::: Data rows

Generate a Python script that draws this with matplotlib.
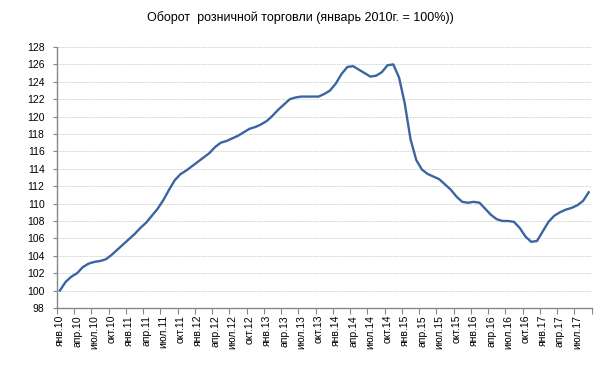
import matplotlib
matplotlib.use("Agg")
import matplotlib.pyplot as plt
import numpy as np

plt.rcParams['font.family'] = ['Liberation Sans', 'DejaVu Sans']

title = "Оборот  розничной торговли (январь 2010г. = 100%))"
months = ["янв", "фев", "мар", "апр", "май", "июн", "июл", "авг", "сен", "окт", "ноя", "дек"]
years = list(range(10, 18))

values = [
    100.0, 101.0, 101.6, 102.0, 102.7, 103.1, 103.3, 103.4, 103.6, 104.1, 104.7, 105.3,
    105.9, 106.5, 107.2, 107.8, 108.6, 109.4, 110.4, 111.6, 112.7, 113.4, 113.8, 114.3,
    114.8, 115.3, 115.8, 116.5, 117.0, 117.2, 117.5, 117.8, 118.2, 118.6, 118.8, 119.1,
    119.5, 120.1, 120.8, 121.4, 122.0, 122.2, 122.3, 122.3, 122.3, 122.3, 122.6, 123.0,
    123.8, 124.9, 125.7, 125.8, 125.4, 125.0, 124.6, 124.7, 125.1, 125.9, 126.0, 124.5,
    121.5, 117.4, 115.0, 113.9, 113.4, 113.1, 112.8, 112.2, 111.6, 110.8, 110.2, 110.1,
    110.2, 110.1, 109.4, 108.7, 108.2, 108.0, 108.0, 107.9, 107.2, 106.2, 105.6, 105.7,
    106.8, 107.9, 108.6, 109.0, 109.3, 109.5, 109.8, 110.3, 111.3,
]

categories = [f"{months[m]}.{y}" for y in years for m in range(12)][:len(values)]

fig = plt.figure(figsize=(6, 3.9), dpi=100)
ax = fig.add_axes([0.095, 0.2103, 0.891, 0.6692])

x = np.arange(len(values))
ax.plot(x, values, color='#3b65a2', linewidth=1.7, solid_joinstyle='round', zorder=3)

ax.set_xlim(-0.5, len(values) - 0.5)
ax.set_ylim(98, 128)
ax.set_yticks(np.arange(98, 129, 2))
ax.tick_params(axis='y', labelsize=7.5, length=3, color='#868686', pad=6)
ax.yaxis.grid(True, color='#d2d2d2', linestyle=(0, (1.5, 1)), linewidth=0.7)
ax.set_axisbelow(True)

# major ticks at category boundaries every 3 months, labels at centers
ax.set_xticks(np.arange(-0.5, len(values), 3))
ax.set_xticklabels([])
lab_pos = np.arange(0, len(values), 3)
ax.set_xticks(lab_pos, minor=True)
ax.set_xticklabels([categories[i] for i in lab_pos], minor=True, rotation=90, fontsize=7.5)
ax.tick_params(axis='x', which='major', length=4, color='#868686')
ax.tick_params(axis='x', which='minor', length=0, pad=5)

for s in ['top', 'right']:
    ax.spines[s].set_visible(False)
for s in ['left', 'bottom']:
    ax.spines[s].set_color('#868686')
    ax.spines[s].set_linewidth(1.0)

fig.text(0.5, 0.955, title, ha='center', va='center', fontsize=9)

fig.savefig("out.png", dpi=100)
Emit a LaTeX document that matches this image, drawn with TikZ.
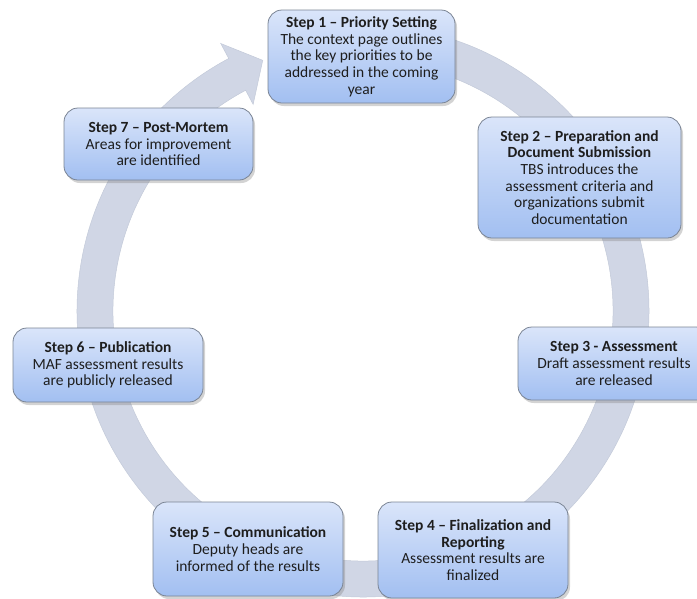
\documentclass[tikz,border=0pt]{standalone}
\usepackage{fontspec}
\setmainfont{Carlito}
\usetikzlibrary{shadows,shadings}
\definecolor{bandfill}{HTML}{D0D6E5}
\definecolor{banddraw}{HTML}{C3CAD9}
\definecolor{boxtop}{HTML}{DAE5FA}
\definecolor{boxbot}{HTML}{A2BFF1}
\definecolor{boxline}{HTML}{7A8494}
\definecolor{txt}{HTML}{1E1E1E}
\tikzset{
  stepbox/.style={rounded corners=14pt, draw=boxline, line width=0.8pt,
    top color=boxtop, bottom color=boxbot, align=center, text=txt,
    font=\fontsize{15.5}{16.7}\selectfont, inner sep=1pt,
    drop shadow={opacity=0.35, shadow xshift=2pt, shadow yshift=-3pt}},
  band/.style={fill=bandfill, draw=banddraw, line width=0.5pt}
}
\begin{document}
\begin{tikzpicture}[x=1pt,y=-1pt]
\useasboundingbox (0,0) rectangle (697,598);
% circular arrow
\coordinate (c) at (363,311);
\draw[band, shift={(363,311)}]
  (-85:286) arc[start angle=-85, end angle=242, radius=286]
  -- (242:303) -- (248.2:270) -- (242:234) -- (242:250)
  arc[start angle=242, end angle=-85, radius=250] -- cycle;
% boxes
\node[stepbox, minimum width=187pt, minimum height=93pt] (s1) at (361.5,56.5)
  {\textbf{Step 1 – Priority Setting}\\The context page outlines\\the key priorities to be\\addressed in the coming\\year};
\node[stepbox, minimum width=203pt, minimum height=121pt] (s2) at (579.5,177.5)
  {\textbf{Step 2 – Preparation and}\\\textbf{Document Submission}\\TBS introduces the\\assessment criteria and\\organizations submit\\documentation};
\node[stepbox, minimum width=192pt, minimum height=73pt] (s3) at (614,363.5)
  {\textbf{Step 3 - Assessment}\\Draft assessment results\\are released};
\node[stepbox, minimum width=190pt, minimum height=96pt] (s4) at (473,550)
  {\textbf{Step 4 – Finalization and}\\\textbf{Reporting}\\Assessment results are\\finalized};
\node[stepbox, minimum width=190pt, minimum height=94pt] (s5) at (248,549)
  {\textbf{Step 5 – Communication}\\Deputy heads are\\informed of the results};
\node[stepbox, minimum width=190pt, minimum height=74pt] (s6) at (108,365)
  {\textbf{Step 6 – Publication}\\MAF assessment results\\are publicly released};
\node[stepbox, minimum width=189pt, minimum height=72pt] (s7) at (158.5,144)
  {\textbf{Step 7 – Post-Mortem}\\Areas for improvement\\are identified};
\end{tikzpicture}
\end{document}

::::::

Each line of the material above either contains the word "matplotlib" or does not; state how many do, and nothing else.

Correct response
4